GENEVA (Reuters) - Leading banks are clubbing together to persuade regulators to ease capital requirements on trade finance, a key element for global economic recovery, a World Trade Organisation expert said on Thursday.
Trade finance was a major victim of the 2008 credit crunch, but now the WTO and banks active in the sector fear that a tougher approach to banking regulation since the crisis could stymie efforts to revive the market.
Regulators grouped in the Financial Stability Board continue to worry about the fragility of the recovery and its impact on bank balance sheets.
Marc Auboin, the WTO’s trade finance expert, told Reuters that massive public-sector intervention following a $250 billion (153.3 million pounds) package agreed at a G20 summit in April last year had stabilised the market for trade credit but many problems remained.
About 80-90 percent of global commerce is financed by mostly short-term lending, and the smooth functioning of the market is essential if trade and the world economy are to recover.
Official data on trade finance are scarce, but there is now a flurry of academic research into the workings of the market.
Latest studies suggest 10-30 percent of last year’s drop in world trade was due to a lack of finance, with the rest reflecting factors such as a slump in demand, Auboin said.
The WTO estimates that world trade contracted by more than 10 percent last year, the biggest fall since World War Two.
One difficulty in reviving the market is that regulators have imposed tougher capital requirements on the instruments than many bankers believe are justified, said Auboin, speaking in an individual capacity.
“The thinking among regulators is that professional associations of bankers must... provide clear evidence that trade finance is safer... than other forms of credit,” he said.
Trade instruments such as letters of credit are among the simplest forms of finance, dating back hundreds of years. They are also among the safest, as they are secured on the goods being exported and the parties generally know each other.
The Basel rules for bank capital, which increase requirements with the length of a loan, set a one-year floor for all lending including trade finance.

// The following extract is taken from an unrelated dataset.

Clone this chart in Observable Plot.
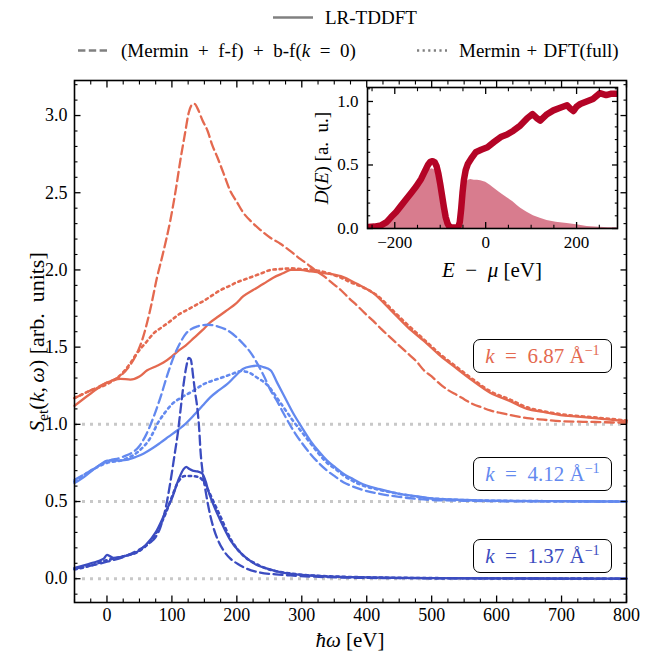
<!DOCTYPE html>
<html>
<head>
<meta charset="utf-8">
<script src="https://cdn.jsdelivr.net/npm/d3@7"></script>
<script src="https://cdn.jsdelivr.net/npm/@observablehq/plot@0.6"></script>
<style>
  body { margin: 0; background: #fff; }
  #wrap { position: relative; width: 653px; height: 654px; font-family: "Liberation Serif", "DejaVu Serif", serif; color: #000; overflow: hidden; }
  .abs { position: absolute; white-space: nowrap; line-height: 1; }
  .leg { display: flex; align-items: center; transform: translateY(-50%); font-size: 19px; }
  .leg svg { display: block; }
  .box { box-sizing: border-box; border: 1.5px solid #000; border-radius: 7px; background: #fff; display: flex; align-items: center; justify-content: center; font-size: 21px; }
  sup { font-size: 0.68em; vertical-align: 0.55em; line-height: 0; }
  sub { font-size: 0.7em; vertical-align: -0.25em; line-height: 0; }
  .rot { transform: translate(-50%, -50%) rotate(-90deg); }
  .ctr { transform: translate(-50%, -50%); }
</style>
</head>
<body>
<div id="wrap"></div>
<script>
// ---------------- data ----------------
// k = 1.37 Å^-1 (offset 0.0)
const k137_lr_x = [-50,-25,-5,0,5,10,20,30,45,60,75,90,100,110,118,122,127,132,139,147,152,156,163,170,180,190,203,216,230,247,265,287,310,339,370,400,450,500,600,700,800];
const k137_lr_y = [0.07,0.10,0.13,0.155,0.145,0.135,0.14,0.15,0.17,0.22,0.30,0.43,0.52,0.64,0.71,0.725,0.71,0.70,0.695,0.68,0.63,0.57,0.49,0.42,0.33,0.25,0.18,0.13,0.09,0.065,0.045,0.03,0.022,0.015,0.011,0.009,0.006,0.004,0.002,0.001,0.0];
const k137_mff_x = [-50,-25,0,25,50,65,75,82,90,98,104,109,114,118,122,126,129,133,136,139,142,144,147,151,157,164,172,180,190,201,215,236,260,287,320,360,400,500,600,800];
const k137_mff_y = [0.065,0.085,0.11,0.14,0.19,0.23,0.27,0.33,0.45,0.635,0.80,0.94,1.12,1.26,1.37,1.43,1.42,1.30,1.20,1.11,0.97,0.83,0.70,0.59,0.45,0.33,0.24,0.18,0.13,0.097,0.065,0.04,0.028,0.02,0.013,0.008,0.005,0.003,0.002,0.0];
const k137_dft_x = [-50,-25,0,10,25,50,75,90,100,110,120,130,140,147,155,165,175,190,210,230,250,280,320,360,400,500,600,800];
const k137_dft_y = [0.06,0.085,0.12,0.13,0.145,0.18,0.29,0.42,0.53,0.63,0.665,0.665,0.66,0.64,0.58,0.49,0.40,0.26,0.15,0.095,0.06,0.035,0.02,0.013,0.009,0.004,0.002,0.0];

// k = 4.12 Å^-1 (offset 0.5)
const k412_lr_x = [-50,-35,-20,-10,0,15,30,45,56,70,82,95,108,120,134,147,159,172,185,197,210,222,232,241,252,262,272,287,300,313,326,339,352,364,377,390,420,450,475,500,550,600,700,800];
const k412_lr_y = [0.62,0.66,0.71,0.74,0.765,0.765,0.77,0.79,0.81,0.845,0.88,0.92,0.96,1.0,1.06,1.12,1.175,1.22,1.26,1.31,1.36,1.375,1.38,1.37,1.35,1.27,1.19,1.07,0.98,0.895,0.825,0.765,0.72,0.68,0.65,0.62,0.58,0.55,0.535,0.52,0.51,0.505,0.502,0.50];
const k412_mff_x = [-50,-25,0,25,50,60,72,82,93,103,113,122,129,140,155,170,185,198,210,222,232,242,252,262,272,287,300,313,326,339,352,364,377,390,420,450,500,550,600,800];
const k412_mff_y = [0.64,0.70,0.76,0.79,0.86,0.93,1.05,1.17,1.32,1.44,1.53,1.59,1.615,1.635,1.645,1.635,1.61,1.57,1.52,1.46,1.39,1.31,1.22,1.15,1.07,0.96,0.88,0.81,0.75,0.70,0.66,0.625,0.60,0.58,0.55,0.53,0.51,0.505,0.502,0.50];
const k412_dft_x = [-50,-25,0,25,50,65,80,90,100,113,130,149,175,195,206,215,221,232,243,252,262,272,287,300,313,326,339,352,364,390,420,450,500,600,800];
const k412_dft_y = [0.63,0.70,0.75,0.77,0.83,0.90,1.02,1.08,1.13,1.17,1.21,1.26,1.30,1.33,1.345,1.34,1.33,1.30,1.27,1.23,1.17,1.11,1.02,0.95,0.88,0.81,0.75,0.71,0.67,0.61,0.575,0.55,0.52,0.505,0.50];

// k = 6.87 Å^-1 (offset 1.0)
const k687_lr_x = [-50,-25,0,21,36,50,62,75,87,100,108,121,134,147,159,172,185,198,210,225,241,256,272,283,298,314,334,360,385,410,437,463,488,513,539,564,590,621,647,672,698,725,751,775,800];
const k687_lr_y = [1.12,1.20,1.27,1.295,1.29,1.31,1.35,1.375,1.40,1.44,1.47,1.51,1.56,1.61,1.66,1.70,1.74,1.78,1.83,1.87,1.91,1.95,1.98,2.0,2.0,1.99,1.98,1.96,1.91,1.85,1.74,1.63,1.54,1.445,1.36,1.28,1.205,1.15,1.10,1.08,1.06,1.05,1.04,1.03,1.02];
const k687_mff_x = [-50,-25,0,21,35,45,56,67,77,87,98,106,113,120,126,131,135,139,147,155,162,170,180,190,200,210,223,236,251,267,283,298,308,320,334,347,360,372,385,397,410,423,437,450,463,476,488,500,513,526,539,551,564,577,590,605,621,647,672,700,751,800];
const k687_mff_y = [1.17,1.22,1.27,1.315,1.38,1.45,1.57,1.75,1.95,2.12,2.33,2.52,2.71,2.88,3.02,3.07,3.075,3.05,2.97,2.90,2.81,2.73,2.62,2.51,2.44,2.37,2.31,2.26,2.21,2.17,2.12,2.07,2.04,2.00,1.96,1.915,1.87,1.82,1.77,1.72,1.67,1.615,1.56,1.51,1.46,1.41,1.35,1.31,1.26,1.22,1.19,1.16,1.13,1.11,1.09,1.075,1.06,1.04,1.03,1.02,1.015,1.01];
const k687_dft_x = [-50,-25,0,21,35,46,60,72,85,98,110,123,136,149,162,175,188,200,213,226,239,252,265,283,300,318,340,360,375,390,416,442,463,488,513,539,564,590,621,647,672,700,750,800];
const k687_dft_y = [1.17,1.22,1.26,1.32,1.39,1.46,1.53,1.59,1.63,1.67,1.71,1.74,1.77,1.80,1.835,1.87,1.895,1.92,1.94,1.96,1.98,2.0,2.005,2.01,2.005,2.0,1.98,1.95,1.92,1.895,1.835,1.73,1.645,1.55,1.455,1.37,1.29,1.215,1.16,1.11,1.085,1.065,1.045,1.025];

const baselines = [0, 0.5, 1.0];
const xMajor = [0, 100, 200, 300, 400, 500, 600, 700, 800];
const xMinor = d3.range(-50, 801, 25).filter(v => v % 100 !== 0);
const yMajor = [0, 0.5, 1.0, 1.5, 2.0, 2.5, 3.0];
const yMinor = d3.range(-1, 33).map(v => v / 10).filter(v => Math.round(v * 10) % 5 !== 0);

// Inset: density of states
const dos_E = [-258,-245,-230,-218,-208,-197,-186,-175,-164,-153,-142,-134,-127,-122,-117,-112,-108,-104,-100,-96,-92,-88,-84,-80,-75,-65,-60,-57,-54,-51,-48,-44,-39,-30,-22,-10,4,18,33,47,61,76,92,103,112,120,135,149,164,179,186,193,200,208,222,236,251,265,275,289];
const dos_D = [0.012,0.015,0.025,0.05,0.09,0.13,0.18,0.23,0.28,0.33,0.39,0.45,0.50,0.525,0.53,0.52,0.49,0.43,0.35,0.26,0.17,0.09,0.04,0.015,0.008,0.008,0.012,0.05,0.15,0.28,0.38,0.46,0.51,0.56,0.60,0.62,0.64,0.68,0.72,0.74,0.77,0.81,0.87,0.90,0.87,0.85,0.90,0.93,0.95,0.97,0.945,0.925,0.96,0.98,1.00,1.02,1.065,1.05,1.06,1.06];
const occ_E = [-258,-240,-220,-200,-186,-175,-164,-153,-142,-134,-125,-118,-112,-106,-102,-98,-94,-90,-86,-80,-60,-55,-53,-51,-48,-44,-38,-33,-25,-18,-11,0,10,17,30,40,48,60,70,77,90,105,120,135,155,179,200,223,250,270,289];
const occ_D = [0,0.02,0.06,0.11,0.15,0.20,0.25,0.30,0.36,0.41,0.46,0.47,0.46,0.40,0.32,0.19,0.11,0.05,0.02,0,0,0,0.15,0.30,0.34,0.36,0.38,0.385,0.38,0.38,0.375,0.365,0.34,0.32,0.285,0.26,0.24,0.21,0.18,0.16,0.13,0.10,0.08,0.063,0.05,0.04,0.03,0.016,0.01,0.006,0.005];
const insetXMajor = [-200, 0, 200];
const insetXMinor = [-250, -150, -100, -50, 50, 100, 150, 250];
const insetYMajor = [0, 0.5, 1.0];
const insetYMinor = [0.1, 0.2, 0.3, 0.4, 0.6, 0.7, 0.8, 0.9, 1.1];

// ---------------- styling ----------------
const C137 = "#3b4cc0", C412 = "#6389ef", C687 = "#e4694f", CDOS = "#b40426";
const FONT = '"Liberation Serif", "DejaVu Serif", serif';
const DASH = "9,4.5", DOT = "2.4,3.8";
const pts = (xs, ys) => xs.map((x, i) => ({x, y: ys[i]}));

function curve(xs, ys, color, kind) {
  return Plot.line(pts(xs, ys), {
    x: "x", y: "y", stroke: color, curve: "monotone-x",
    strokeWidth: kind === "dot" ? 2.6 : 2.3,
    strokeDasharray: kind === "dash" ? DASH : kind === "dot" ? DOT : null
  });
}

function frameTicks(xs, ys, len, w) {
  return [
    Plot.axisX(xs, {anchor: "bottom", tickSize: len, insetBottom: len, fill: "none", label: null, strokeWidth: w}),
    Plot.axisX(xs, {anchor: "top", tickSize: len, insetTop: len, fill: "none", label: null, strokeWidth: w}),
    Plot.axisY(ys, {anchor: "left", tickSize: len, insetLeft: len, fill: "none", label: null, strokeWidth: w}),
    Plot.axisY(ys, {anchor: "right", tickSize: len, insetRight: len, fill: "none", label: null, strokeWidth: w})
  ];
}

const main = Plot.plot({
  width: 653, height: 654,
  marginLeft: 74, marginRight: 27, marginTop: 80, marginBottom: 52,
  x: {domain: [-50, 800]},
  y: {domain: [-0.154, 3.227]},
  style: {fontFamily: FONT, fontSize: "18px", background: "transparent", color: "black"},
  marks: [
    Plot.ruleY(baselines, {stroke: "#c8c8c8", strokeWidth: 3, strokeDasharray: "3,5"}),
    curve(k687_dft_x, k687_dft_y, C687, "dot"),
    curve(k687_mff_x, k687_mff_y, C687, "dash"),
    curve(k687_lr_x, k687_lr_y, C687, "solid"),
    curve(k412_dft_x, k412_dft_y, C412, "dot"),
    curve(k412_mff_x, k412_mff_y, C412, "dash"),
    curve(k412_lr_x, k412_lr_y, C412, "solid"),
    curve(k137_dft_x, k137_dft_y, C137, "dot"),
    curve(k137_mff_x, k137_mff_y, C137, "dash"),
    curve(k137_lr_x, k137_lr_y, C137, "solid"),
    Plot.frame({stroke: "black", strokeWidth: 1.6}),
    ...frameTicks(xMajor, yMajor, 6.5, 1.3),
    ...frameTicks(xMinor, yMinor, 3.5, 1.1),
    Plot.axisX(xMajor, {anchor: "bottom", tickSize: 0, tickPadding: 6, label: null, tickFormat: d3.format("d")}),
    Plot.axisY(yMajor, {anchor: "left", tickSize: 0, tickPadding: 7, label: null, tickFormat: d3.format(".1f")})
  ]
});

const inset = Plot.plot({
  width: 330, height: 210,
  marginLeft: 67, marginRight: 13, marginTop: 7, marginBottom: 62,
  x: {domain: [-260, 290]},
  y: {domain: [0, 1.11]},
  style: {fontFamily: FONT, fontSize: "17px", background: "transparent", color: "black"},
  marks: [
    Plot.frame({fill: "white", stroke: null}),
    Plot.areaY(pts(occ_E, occ_D), {x: "x", y: "y", fill: CDOS, fillOpacity: 0.52, curve: "linear"}),
    Plot.line(pts(dos_E, dos_D), {x: "x", y: "y", stroke: CDOS, strokeWidth: 6.5, strokeLinejoin: "round", clip: true}),
    Plot.frame({stroke: "black", strokeWidth: 1.6}),
    ...frameTicks(insetXMajor, insetYMajor, 6, 1.3),
    ...frameTicks(insetXMinor, insetYMinor, 3.2, 1.1),
    Plot.axisX(insetXMajor, {anchor: "bottom", tickSize: 0, tickPadding: 7, label: null, tickFormat: d3.format("d")}),
    Plot.axisY(insetYMajor, {anchor: "left", tickSize: 0, tickPadding: 9, label: null, tickFormat: d3.format(".1f")})
  ]
});

// ---------------- assemble page ----------------
const wrap = document.getElementById("wrap");
main.style.position = "absolute"; main.style.left = "0px"; main.style.top = "0px";
wrap.appendChild(main);
inset.style.position = "absolute"; inset.style.left = "300px"; inset.style.top = "80px";
wrap.appendChild(inset);

const handle = (w, dash) =>
  `<svg width="${w}" height="8"><line x1="0" x2="${w}" y1="4" y2="4" stroke="#808080" stroke-width="2.6" ${dash ? `stroke-dasharray="${dash}"` : ""}/></svg>`;

const overlays = `
  <div class="abs leg" style="left:273px; top:17px;">${handle(40)}<span style="margin-left:12px">LR-TDDFT</span></div>
  <div class="abs leg" style="left:78px; top:50px;">${handle(30, "7.4,3.4")}<span style="margin-left:13px">(Mermin&ensp;+&ensp;f-f)&ensp;+&ensp;b-f(<i>k</i>&ensp;=&ensp;0)</span></div>
  <div class="abs leg" style="left:417px; top:50px;">${handle(30, "2.2,3.4")}<span style="margin-left:12px">Mermin&#8196;+&#8196;DFT(full)</span></div>

  <div class="abs rot" style="left:37px; top:342px; font-size:22px;"><i>S</i><sub>et</sub>(<i>k</i>,&thinsp;<i>ω</i>) [arb.&ensp;units]</div>
  <div class="abs ctr" style="left:350px; top:640px; font-size:21px;"><i>ħω</i> [eV]</div>

  <div class="abs rot" style="left:321px; top:158px; font-size:19px;"><i>D</i>(<i>E</i>) [a.&ensp;u.]</div>
  <div class="abs ctr" style="left:492px; top:270px; font-size:21px;"><i>E</i>&ensp;−&ensp;<i>μ</i> [eV]</div>

  <div class="abs box" style="left:473px; top:339px; width:139px; height:34px; color:${C687};"><span><i>k</i>&ensp;=&ensp;6.87 Å<sup>−1</sup></span></div>
  <div class="abs box" style="left:473px; top:457px; width:139px; height:34px; color:${C412};"><span><i>k</i>&ensp;=&ensp;4.12 Å<sup>−1</sup></span></div>
  <div class="abs box" style="left:473px; top:539px; width:139px; height:34px; color:${C137};"><span><i>k</i>&ensp;=&ensp;1.37 Å<sup>−1</sup></span></div>
`;
wrap.insertAdjacentHTML("beforeend", overlays);
</script>
</body>
</html>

Most trade credit deals run for much less, so banks are being asked to tie up expensive capital unnecessarily, deterring them from lending to fund imports and exports.
Last April’s G20 package assumed that trade finance could be rolled over every six months — with deals liquidating and funds available for new loans. In practice many trade finance deals run for only 55 days, Auboin said.
Although national regulators have some discretion to waive this minimum, only the Financial Service Authority has done so, he said.
To persuade regulators that trade finance is indeed less risky than other forms of credit, 20 leading banks have decided to provide confidential information on individual deals to the International Chamber of Commerce. Its banking commission will aggregate the data in an international trade finance loan default registry, Auboin said.
It will publish the first findings in Beijing in April.
At the height of the crisis in late 2008 and early 2009, the cost of trade finance rocketed to 250-600 basis points over the interbank rates that banks pay each other for funds, from 15 points before the crunch.
Those prices reflected a scarcity of credit as big international banks withdrew from the market.
State-run or state-linked export credit agencies stepped in to fill the gap under the G20 package, and some big emerging countries also had funds available locally to replace the banks. Brazil for instance is now paying a spread over interbank rates of 50-70 basis points, and China is paying 50-125 points.
“Now prices for trade credit are higher than pre-crisis levels. This was expected, a repricing of risk,” Auboin said.
But there is now a need to target trade finance at small and medium-sized enterprises, especially in Africa, Central America, Eastern Europe, Central Asia and low-income countries in East Asia, he said.
Otherwise companies such as T-shirt makers in Cambodia or computer chip producers in Costa Rica risk being shut out of the world market, and the globalisation that has powered the world economy in recent decades will suffer a setback.
And although the market is generally safe, more importers are now required to insure credit, currently adding some two percentage points to the cost of a deal.